Birkaç gün önce Plisetskaya’nın 89 yaşında hayata veda ettiğini okuduğumda, ister istemez, yüzlerce yıllık bale sanatının bizdeki serüveni geçti aklımdan. 
1931’de Londra’da, sonradan Kraliyet Balesi’ne dönüşen Vic-Wells Balesi’ni kurduktan sonra 1947’de Milli Eğitim Bakanlığı’nın çağrısıyla Türkiye’ye gelen, ertesi yıl İstanbul’da ilk Türk bale okulunu kuran, giderek Devlet Balesi’nin kuruluşuna imzasını atan Ninette de Valois’yı düşündüm. 
İlk Türk başbalerini Meriç Sümen’in “Giselle”, “Kuğu Gölü”, “Uyuyan Güzel”, “Romeo ve Juliet”, “Carmen”, “Esmeralda” ve “Kamelyalı Kadın”daki unutulmaz danslarını; Bolşoy Balesi ve Leningrad’daki, New York Kent Balesi, Hollanda Kraliyet Balesi, Londra Festival Balesi’ndeki benzersiz başarılarını düşündüm.

İmam ve cemaat 

Sonra, Türkiye Cumhuriyeti Cumhurbaşkanı Recep Tayyip Erdoğan’ın, 1994’te İstanbul Büyükşehir Belediye Başkanı’yken bale sanatı üstüne ettiği sözler geldi aklıma. 

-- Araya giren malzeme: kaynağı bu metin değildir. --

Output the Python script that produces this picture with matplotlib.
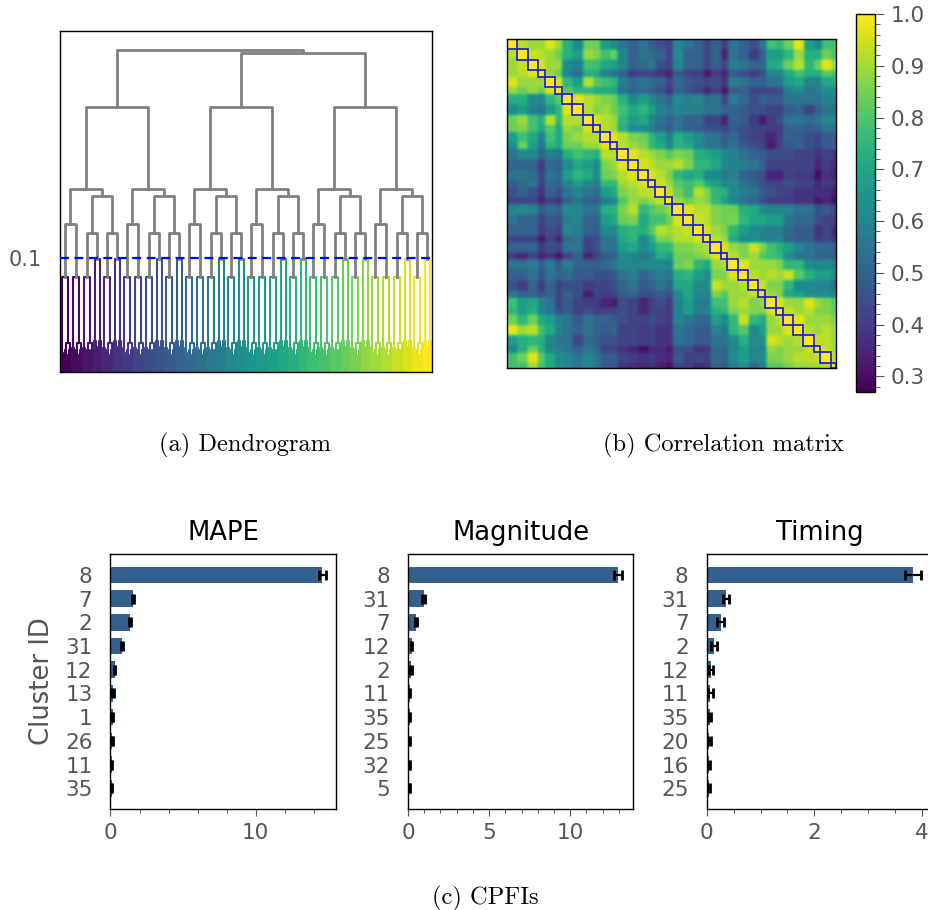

Erdoğan, atv’de Cansu Akbel’in, “Ben bir balerin olarak buraya gelseydim, benim elimi sıkarken yine bir sıkıntı duyar mıydınız?” sorusunu şöyle yanıtlamıştı: 
“Yok, benim size ilk tavsiyem, bence bu mesleği bırakın, demek olurdu. Çünkü bir balerinin neler yaptığı, neler ortaya koyduğu ve nereye hitap ettiği ortada... Çok açık ve net söylüyorum, bu noktada duyarlılığını belden aşağı indirmeyeceği her şeyde varım. Ama indirecek olanın karşısındayım. Çünkü şu anda kültür emperyalizminin en önemli dallarından biri, insanı belden aşağısıyla meşgul etmek.”
Sonra, daha geçen yıl, Adana’da düzenlenen Uluslararası Tango Festivali’nin, kendine Uslu Adana Platformu adını yakıştıran bir grup tarafından “zina festivali” ilan edilişini anımsadım. Hani şu, “Allahtan korkun! Açık günaha, zinaya izin vermeyin!” diye başlayıp, “Müzik eşliğinde kadın-erkek arasında bedensel yakınlaşma/yapışma sağlanarak sahnede zinanın sergileneceği bir festival...” diye sürüp giden bildiriyi. 
İşte “Yeni Türkiye”nin imamı. İşte “Yeni Türkiye”nin cemaati.